**Objective**
Restate the whole of the material. Keep every word, and drop the pictures.

=====

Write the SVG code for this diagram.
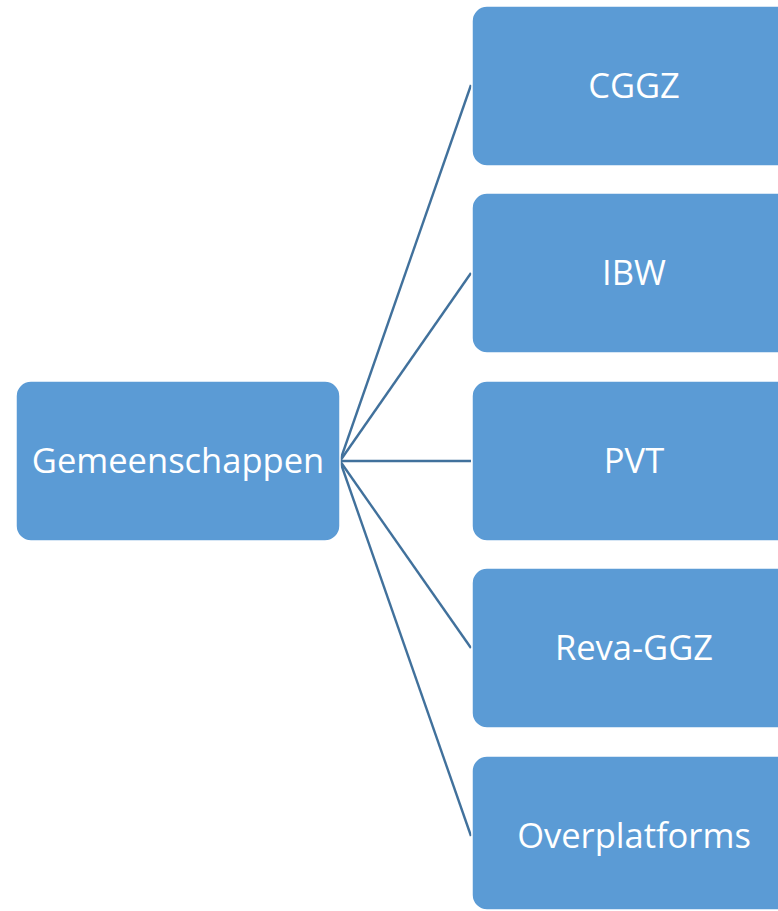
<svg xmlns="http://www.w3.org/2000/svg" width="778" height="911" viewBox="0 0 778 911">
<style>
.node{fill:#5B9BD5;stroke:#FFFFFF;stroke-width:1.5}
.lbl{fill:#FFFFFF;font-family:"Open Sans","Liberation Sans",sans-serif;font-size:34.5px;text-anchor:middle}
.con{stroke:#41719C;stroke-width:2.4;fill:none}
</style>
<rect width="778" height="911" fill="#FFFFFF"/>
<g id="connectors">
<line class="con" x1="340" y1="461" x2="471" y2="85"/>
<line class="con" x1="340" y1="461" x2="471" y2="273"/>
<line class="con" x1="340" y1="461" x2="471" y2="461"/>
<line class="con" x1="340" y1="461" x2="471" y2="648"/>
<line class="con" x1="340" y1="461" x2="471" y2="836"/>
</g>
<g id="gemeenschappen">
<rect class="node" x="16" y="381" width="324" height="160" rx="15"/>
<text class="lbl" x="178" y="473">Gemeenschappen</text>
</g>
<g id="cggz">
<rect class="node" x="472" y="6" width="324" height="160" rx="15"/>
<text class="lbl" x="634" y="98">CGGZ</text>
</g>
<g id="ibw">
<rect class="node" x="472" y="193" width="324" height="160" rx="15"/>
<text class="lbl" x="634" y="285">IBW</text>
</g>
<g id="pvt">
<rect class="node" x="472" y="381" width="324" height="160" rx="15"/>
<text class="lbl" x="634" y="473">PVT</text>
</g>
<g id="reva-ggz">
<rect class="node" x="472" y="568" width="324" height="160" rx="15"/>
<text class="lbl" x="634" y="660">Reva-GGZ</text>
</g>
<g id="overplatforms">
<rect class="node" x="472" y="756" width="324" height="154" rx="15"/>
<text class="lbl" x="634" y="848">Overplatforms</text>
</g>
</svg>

=====

**Output of the task**
Write the SVG code for this diagram.
<svg xmlns="http://www.w3.org/2000/svg" width="778" height="911" viewBox="0 0 778 911">
<style>
.node{fill:#5B9BD5;stroke:#FFFFFF;stroke-width:1.5}
.lbl{fill:#FFFFFF;font-family:"Open Sans","Liberation Sans",sans-serif;font-size:34.5px;text-anchor:middle}
.con{stroke:#41719C;stroke-width:2.4;fill:none}
</style>
<rect width="778" height="911" fill="#FFFFFF"/>
<g id="connectors">
<line class="con" x1="340" y1="461" x2="471" y2="85"/>
<line class="con" x1="340" y1="461" x2="471" y2="273"/>
<line class="con" x1="340" y1="461" x2="471" y2="461"/>
<line class="con" x1="340" y1="461" x2="471" y2="648"/>
<line class="con" x1="340" y1="461" x2="471" y2="836"/>
</g>
<g id="gemeenschappen">
<rect class="node" x="16" y="381" width="324" height="160" rx="15"/>
<text class="lbl" x="178" y="473">Gemeenschappen</text>
</g>
<g id="cggz">
<rect class="node" x="472" y="6" width="324" height="160" rx="15"/>
<text class="lbl" x="634" y="98">CGGZ</text>
</g>
<g id="ibw">
<rect class="node" x="472" y="193" width="324" height="160" rx="15"/>
<text class="lbl" x="634" y="285">IBW</text>
</g>
<g id="pvt">
<rect class="node" x="472" y="381" width="324" height="160" rx="15"/>
<text class="lbl" x="634" y="473">PVT</text>
</g>
<g id="reva-ggz">
<rect class="node" x="472" y="568" width="324" height="160" rx="15"/>
<text class="lbl" x="634" y="660">Reva-GGZ</text>
</g>
<g id="overplatforms">
<rect class="node" x="472" y="756" width="324" height="154" rx="15"/>
<text class="lbl" x="634" y="848">Overplatforms</text>
</g>
</svg>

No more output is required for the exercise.